After reentering the U.S., there was construction and a long detour on I-75 south, costing us some more time.

Crossed the 5 mile long, including it's approaches, Mackinac Bridge and then passed by Mackinaw City, as the sun was beginning it's fast descent. My favorite time of the day.


Mackinac or Mackinaw ?

- The French pronounced it "aw" but spelled it "ac".

-The British heard it pronounced "aw" so they spelled it that way.

- Whichever way it is spelled, it is always pronounced "aw".




Made it down to Harrison, Michigan for fuel at 10:00 pm. We were about 866 miles into the route now. They had just shut the pumps off at this tiny station set back along a wood line, but they happily accommodated us by turning them back on for 5 minutes. We were grateful not to have to find another station.


- The final push -

Not long after departing Harrison, intermittent rain would begin to taunt us.

 As we were closing in on the finish, our start location, we were also riding back into the storm that had attempted to break our spirit at the outset !!

 If I remember correctly, it did just that to 5 of our riders, whose attempt had been thwarted due to inclement conditions.

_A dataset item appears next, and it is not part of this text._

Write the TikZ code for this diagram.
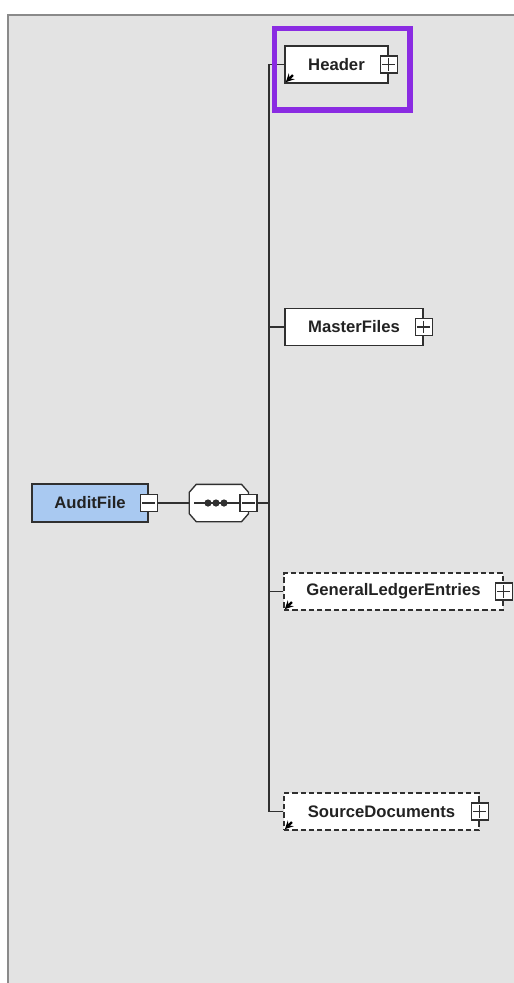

Had to make a brief stop in Flint for another mandatory fuel receipt. Ken's credit card had been shut off by this time, so he had to run into the station to pay. The CC company must have thought something went haywire, as this card holder could not have possibly made all these transactions that circumnavigated Lake Huron in this ridiculously short amount of time. Some kind of bizarre expedited vacation.

Leaving Flint with only about 40 miles to devour before reaching the finish, the storm was in full force. Blowing wind, with very heavy gusting and rain pelting us, as we pushed hard anyways, arriving in Imlay City for our ending receipt at 12:30 am.

The Road Glide rider from Wisconsin arrived just after us. After procuring our receipts and safely tucking them away, the three of us walked next door to Timmie's and splurged on steaming hot coffee and donuts. We earned it.

Then it was back into the midnight storm for the 70 mile slog home in the rain. Gluttons for punishment. Started in the rain, and ended in the rain.